The climate crisis is unavoidable, and it seeps into nearly every facet of our lives. Artist Antonio Segura, aka Dulk, expresses this idea through his colorful works that both celebrate nature’s biodiversity and consider its demise. His surreal paintings appear in his exhibition titled Heritage, now on display at Thinkspace in Los Angeles. The images are of animals that seem to be looking at what's beyond them. A variety of creatures confer amongst themselves and move in unlikely packs toward something better—perhaps toward land that is more hospitable to them.
The colorful images of whales, birds, foxes, and more are tied to Dulk’s travel memories. They include trips to Northern California to see the giant redwood trees, going to the desert southwest, and seeing the arctic circle in Alaska. Witnessing each place’s monumental beauty, however, is punctuated by a creeping feeling that climate change is a “fatal tide” that threatens to wash it all away. Dulk communicates this within the scope of his work.

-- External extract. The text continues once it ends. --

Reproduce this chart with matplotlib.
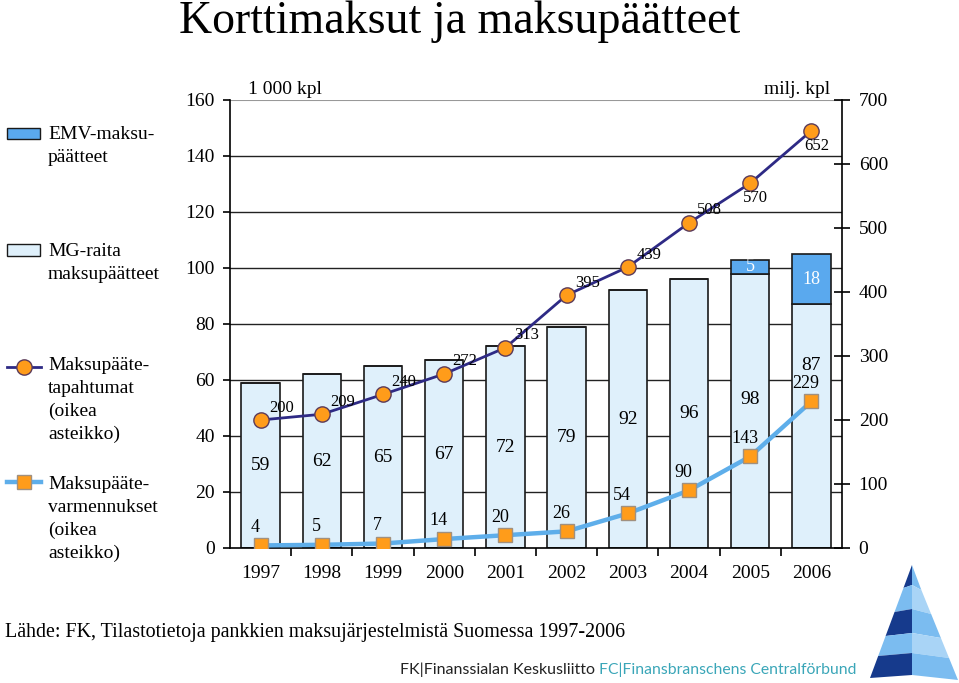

The landscape and animals in Dulk’s acrylic paintings also include symbols of Indigenous culture. This is especially evident in the scenes from colder climates, which prominently feature emblems of Indigenous peoples. When thinking about the climate crisis, Indigenous people have practices that manage and care for their communities. They take stewardship of their land very seriously. By including symbols of Indigenous communities in his work, Dulk is reminding us that the way forward is looking to the traditions of the past and the people who originally inhabited the land.
Heritage is now on view at Thinkspace in Los Angeles until June 24, 2023.